## Instructions for the task:
No pictures belong in the copy; return exactly the lines from the one with "Write a component" through the one with "const fmtThousands = (v: number)", both ends included, and nothing else.

## Given entries:
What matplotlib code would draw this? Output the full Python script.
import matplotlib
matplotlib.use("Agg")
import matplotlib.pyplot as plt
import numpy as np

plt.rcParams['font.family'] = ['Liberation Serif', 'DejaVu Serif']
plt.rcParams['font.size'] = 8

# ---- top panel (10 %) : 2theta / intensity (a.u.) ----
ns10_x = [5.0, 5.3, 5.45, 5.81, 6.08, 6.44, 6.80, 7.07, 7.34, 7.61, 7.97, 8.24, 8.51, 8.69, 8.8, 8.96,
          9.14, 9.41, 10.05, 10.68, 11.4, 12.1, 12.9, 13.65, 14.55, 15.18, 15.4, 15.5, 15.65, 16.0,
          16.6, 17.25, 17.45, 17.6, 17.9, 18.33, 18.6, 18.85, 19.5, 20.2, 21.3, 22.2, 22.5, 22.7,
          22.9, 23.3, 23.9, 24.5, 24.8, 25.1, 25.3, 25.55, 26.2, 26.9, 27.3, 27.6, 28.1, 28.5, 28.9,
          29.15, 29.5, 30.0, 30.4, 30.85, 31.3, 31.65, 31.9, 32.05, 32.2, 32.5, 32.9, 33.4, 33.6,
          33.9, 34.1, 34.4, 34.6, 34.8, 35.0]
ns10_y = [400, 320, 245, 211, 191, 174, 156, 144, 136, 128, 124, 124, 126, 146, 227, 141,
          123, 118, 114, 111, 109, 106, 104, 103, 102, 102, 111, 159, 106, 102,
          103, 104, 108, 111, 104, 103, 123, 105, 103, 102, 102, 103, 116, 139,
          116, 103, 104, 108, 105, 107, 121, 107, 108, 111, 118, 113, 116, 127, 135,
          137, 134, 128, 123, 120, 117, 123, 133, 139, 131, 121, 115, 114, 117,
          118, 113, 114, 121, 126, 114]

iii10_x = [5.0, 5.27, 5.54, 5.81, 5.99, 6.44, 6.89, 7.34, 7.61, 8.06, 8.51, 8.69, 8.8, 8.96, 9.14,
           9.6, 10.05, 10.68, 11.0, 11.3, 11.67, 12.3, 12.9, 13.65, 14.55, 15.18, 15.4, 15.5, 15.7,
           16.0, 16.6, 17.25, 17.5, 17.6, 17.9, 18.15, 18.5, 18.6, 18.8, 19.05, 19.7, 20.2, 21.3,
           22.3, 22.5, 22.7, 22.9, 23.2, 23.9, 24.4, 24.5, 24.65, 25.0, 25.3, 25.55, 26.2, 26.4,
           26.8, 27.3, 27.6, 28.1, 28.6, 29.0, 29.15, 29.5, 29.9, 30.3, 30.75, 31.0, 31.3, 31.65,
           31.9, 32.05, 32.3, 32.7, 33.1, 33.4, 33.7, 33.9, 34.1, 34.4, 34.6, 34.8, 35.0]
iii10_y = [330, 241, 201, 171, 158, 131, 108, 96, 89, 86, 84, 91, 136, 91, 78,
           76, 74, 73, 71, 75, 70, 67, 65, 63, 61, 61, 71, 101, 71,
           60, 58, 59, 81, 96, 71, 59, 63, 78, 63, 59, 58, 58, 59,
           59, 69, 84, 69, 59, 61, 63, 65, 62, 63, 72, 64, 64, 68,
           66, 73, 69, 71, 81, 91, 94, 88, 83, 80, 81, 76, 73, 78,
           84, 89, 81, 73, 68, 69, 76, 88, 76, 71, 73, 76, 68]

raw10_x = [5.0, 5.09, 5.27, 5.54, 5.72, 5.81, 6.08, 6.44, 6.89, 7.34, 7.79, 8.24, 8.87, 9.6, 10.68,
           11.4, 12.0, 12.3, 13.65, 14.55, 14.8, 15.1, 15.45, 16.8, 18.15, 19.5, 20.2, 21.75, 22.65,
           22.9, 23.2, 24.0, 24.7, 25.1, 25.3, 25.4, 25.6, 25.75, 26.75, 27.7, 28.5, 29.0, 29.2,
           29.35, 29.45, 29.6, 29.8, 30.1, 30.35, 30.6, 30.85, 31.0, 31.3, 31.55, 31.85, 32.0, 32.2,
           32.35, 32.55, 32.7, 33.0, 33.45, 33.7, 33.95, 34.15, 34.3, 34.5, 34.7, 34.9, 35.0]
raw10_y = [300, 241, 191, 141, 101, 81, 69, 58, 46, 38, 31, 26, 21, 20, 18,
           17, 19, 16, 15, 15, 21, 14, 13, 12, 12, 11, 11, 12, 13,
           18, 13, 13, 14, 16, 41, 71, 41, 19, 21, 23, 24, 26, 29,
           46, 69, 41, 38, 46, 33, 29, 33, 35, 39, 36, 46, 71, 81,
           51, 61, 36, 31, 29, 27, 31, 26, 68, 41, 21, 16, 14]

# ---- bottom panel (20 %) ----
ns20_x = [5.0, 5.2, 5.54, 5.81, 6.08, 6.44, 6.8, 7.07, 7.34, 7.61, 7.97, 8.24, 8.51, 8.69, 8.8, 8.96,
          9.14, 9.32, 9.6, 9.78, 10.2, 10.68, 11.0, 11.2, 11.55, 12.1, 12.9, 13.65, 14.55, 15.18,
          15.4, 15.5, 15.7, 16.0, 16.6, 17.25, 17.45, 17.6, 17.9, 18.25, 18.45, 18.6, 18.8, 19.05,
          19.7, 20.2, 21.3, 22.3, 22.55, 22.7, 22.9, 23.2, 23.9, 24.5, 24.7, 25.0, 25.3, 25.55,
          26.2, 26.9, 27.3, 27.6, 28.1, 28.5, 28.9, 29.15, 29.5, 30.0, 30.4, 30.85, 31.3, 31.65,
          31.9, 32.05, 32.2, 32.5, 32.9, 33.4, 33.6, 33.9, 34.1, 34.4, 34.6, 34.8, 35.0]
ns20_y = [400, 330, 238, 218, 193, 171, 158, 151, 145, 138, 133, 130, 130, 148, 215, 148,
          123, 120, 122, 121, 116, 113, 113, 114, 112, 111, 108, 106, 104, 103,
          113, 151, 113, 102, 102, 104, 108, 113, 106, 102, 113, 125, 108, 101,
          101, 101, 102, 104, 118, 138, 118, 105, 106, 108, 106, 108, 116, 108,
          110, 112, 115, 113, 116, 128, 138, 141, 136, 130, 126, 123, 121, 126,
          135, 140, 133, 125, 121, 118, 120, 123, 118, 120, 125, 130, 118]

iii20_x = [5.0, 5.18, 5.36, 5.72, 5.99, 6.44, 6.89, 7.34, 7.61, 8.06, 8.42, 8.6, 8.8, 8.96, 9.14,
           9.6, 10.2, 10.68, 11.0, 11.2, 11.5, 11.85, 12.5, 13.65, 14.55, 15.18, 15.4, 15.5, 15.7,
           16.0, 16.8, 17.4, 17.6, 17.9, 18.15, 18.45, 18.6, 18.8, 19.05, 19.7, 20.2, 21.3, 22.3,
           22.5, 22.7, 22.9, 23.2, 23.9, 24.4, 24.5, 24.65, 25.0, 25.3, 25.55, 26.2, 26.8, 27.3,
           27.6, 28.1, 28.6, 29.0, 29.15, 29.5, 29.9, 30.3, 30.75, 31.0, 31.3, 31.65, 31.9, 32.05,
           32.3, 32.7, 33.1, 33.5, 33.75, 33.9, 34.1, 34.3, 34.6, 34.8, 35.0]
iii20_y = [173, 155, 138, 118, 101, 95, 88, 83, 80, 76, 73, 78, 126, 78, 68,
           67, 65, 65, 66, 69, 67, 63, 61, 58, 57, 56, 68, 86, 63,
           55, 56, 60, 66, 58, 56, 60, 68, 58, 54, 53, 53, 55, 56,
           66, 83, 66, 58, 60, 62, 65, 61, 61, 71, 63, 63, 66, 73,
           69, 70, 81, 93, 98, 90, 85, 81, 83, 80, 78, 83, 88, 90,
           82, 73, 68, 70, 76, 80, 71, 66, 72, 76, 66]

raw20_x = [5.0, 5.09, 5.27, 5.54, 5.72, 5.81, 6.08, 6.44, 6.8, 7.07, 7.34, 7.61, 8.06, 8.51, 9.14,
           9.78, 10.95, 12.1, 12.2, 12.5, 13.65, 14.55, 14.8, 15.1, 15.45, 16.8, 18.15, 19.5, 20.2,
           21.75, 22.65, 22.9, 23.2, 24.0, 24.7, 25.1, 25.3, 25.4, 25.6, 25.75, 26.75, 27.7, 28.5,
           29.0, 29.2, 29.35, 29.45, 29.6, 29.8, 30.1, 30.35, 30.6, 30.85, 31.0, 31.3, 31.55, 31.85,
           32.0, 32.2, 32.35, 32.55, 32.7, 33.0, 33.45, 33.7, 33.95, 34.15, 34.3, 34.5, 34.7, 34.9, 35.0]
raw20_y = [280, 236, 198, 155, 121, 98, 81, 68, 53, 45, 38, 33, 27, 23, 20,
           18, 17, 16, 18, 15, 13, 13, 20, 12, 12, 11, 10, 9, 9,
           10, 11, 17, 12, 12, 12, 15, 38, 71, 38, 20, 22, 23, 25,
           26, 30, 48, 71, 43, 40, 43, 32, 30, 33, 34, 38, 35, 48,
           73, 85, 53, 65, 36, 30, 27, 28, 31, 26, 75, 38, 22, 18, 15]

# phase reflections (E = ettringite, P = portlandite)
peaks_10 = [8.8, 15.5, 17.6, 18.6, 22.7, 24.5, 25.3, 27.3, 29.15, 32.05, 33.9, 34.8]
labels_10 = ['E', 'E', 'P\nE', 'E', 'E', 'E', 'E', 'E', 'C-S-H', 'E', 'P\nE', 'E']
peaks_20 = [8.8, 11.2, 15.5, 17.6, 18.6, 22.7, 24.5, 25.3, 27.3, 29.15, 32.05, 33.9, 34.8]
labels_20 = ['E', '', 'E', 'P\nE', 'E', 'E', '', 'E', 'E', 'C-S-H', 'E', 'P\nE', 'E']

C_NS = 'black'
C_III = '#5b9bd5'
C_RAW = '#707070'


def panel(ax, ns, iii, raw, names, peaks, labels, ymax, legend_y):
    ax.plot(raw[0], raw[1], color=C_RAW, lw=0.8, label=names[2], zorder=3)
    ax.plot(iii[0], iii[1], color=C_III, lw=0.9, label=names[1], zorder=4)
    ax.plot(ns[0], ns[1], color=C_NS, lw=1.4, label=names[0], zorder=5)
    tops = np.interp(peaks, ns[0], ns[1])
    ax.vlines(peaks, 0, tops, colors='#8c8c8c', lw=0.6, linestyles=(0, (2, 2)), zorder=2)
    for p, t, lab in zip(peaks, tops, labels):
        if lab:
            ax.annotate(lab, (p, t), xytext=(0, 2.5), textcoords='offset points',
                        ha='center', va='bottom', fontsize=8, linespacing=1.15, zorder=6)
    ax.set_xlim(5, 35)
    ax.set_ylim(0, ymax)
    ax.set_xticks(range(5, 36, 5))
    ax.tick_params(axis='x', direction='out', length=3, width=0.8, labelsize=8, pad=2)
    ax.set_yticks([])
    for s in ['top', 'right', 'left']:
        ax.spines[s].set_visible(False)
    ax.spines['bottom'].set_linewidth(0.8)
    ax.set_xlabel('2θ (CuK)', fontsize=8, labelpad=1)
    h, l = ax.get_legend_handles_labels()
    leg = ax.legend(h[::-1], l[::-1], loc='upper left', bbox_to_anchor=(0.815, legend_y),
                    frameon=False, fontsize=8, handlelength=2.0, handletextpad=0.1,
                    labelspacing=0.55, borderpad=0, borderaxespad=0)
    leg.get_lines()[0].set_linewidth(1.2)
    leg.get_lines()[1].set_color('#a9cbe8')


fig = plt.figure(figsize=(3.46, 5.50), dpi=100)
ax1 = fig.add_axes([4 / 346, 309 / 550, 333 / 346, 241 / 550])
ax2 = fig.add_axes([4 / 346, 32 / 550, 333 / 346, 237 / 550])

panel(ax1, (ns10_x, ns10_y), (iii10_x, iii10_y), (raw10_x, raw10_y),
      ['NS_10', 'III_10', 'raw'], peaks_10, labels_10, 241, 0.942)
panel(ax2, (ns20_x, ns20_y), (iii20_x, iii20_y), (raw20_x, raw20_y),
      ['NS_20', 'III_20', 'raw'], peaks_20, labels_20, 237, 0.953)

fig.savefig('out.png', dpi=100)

* * *

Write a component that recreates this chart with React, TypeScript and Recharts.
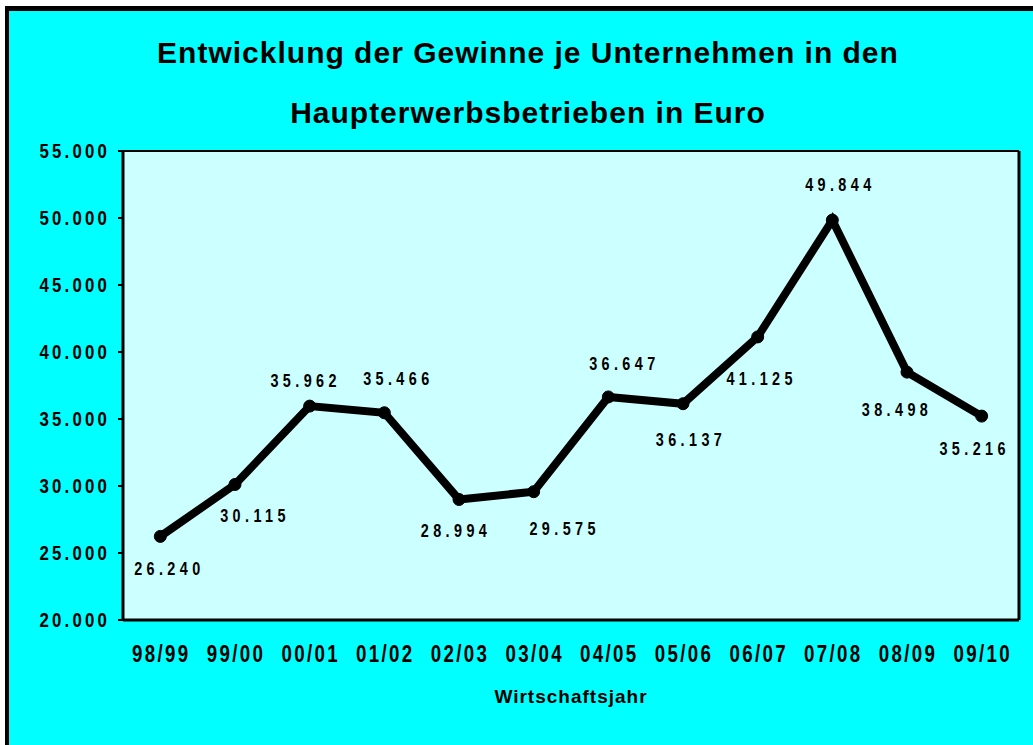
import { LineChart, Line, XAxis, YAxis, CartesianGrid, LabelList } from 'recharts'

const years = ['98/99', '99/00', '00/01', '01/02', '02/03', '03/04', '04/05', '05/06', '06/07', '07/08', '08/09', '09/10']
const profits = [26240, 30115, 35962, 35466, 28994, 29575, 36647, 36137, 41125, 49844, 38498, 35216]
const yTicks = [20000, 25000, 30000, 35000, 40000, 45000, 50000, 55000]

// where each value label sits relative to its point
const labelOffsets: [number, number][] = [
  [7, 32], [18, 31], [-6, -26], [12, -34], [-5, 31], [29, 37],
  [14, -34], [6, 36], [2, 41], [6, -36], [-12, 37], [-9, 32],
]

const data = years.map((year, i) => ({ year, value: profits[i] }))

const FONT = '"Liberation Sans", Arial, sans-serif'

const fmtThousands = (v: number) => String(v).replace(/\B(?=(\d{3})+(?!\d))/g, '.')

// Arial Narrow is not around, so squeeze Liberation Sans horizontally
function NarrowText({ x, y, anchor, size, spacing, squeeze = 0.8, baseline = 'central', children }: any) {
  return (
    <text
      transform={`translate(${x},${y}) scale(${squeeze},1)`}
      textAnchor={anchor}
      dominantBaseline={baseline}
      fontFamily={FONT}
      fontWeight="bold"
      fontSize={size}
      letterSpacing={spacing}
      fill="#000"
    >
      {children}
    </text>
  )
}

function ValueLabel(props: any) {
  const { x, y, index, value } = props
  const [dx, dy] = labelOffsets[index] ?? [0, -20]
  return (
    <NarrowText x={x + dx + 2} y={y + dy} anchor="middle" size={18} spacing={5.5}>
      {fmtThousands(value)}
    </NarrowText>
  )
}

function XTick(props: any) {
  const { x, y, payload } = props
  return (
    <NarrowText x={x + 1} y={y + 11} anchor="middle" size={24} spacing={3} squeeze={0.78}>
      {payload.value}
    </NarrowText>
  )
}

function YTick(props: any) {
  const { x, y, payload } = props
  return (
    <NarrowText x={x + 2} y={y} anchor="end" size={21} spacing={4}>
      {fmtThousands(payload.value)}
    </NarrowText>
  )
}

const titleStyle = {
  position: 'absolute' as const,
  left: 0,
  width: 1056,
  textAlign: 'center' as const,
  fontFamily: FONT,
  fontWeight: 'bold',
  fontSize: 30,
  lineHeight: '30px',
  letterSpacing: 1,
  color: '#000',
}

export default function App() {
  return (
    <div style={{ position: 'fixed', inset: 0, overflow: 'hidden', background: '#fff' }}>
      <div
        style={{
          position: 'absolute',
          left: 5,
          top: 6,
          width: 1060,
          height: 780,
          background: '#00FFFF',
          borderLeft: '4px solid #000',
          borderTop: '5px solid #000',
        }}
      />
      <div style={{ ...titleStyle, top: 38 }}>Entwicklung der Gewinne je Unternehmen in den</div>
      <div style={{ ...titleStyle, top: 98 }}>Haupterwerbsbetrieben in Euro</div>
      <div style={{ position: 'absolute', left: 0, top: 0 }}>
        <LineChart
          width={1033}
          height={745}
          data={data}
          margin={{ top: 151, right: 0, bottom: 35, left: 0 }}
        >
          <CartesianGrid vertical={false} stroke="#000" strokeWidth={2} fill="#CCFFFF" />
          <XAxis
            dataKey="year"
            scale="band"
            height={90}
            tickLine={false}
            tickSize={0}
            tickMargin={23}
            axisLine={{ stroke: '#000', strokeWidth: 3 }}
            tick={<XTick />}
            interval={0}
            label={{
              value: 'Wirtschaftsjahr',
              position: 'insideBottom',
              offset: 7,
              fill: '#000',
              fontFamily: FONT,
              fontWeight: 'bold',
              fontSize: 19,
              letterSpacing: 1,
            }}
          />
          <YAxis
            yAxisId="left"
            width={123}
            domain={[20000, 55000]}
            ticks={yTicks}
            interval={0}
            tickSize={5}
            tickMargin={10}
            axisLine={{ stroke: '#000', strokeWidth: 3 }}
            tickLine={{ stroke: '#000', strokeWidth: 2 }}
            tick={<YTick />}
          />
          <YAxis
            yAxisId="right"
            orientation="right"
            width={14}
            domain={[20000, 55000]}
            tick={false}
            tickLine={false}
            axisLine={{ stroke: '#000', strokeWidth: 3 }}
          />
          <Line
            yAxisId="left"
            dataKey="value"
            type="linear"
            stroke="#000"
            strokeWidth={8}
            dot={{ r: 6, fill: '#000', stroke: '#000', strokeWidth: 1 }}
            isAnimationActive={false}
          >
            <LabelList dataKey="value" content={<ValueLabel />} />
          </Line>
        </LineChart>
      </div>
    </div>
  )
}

## Written solution:
Write a component that recreates this chart with React, TypeScript and Recharts.
import { LineChart, Line, XAxis, YAxis, CartesianGrid, LabelList } from 'recharts'

const years = ['98/99', '99/00', '00/01', '01/02', '02/03', '03/04', '04/05', '05/06', '06/07', '07/08', '08/09', '09/10']
const profits = [26240, 30115, 35962, 35466, 28994, 29575, 36647, 36137, 41125, 49844, 38498, 35216]
const yTicks = [20000, 25000, 30000, 35000, 40000, 45000, 50000, 55000]

// where each value label sits relative to its point
const labelOffsets: [number, number][] = [
  [7, 32], [18, 31], [-6, -26], [12, -34], [-5, 31], [29, 37],
  [14, -34], [6, 36], [2, 41], [6, -36], [-12, 37], [-9, 32],
]

const data = years.map((year, i) => ({ year, value: profits[i] }))

const FONT = '"Liberation Sans", Arial, sans-serif'

const fmtThousands = (v: number) => String(v).replace(/\B(?=(\d{3})+(?!\d))/g, '.')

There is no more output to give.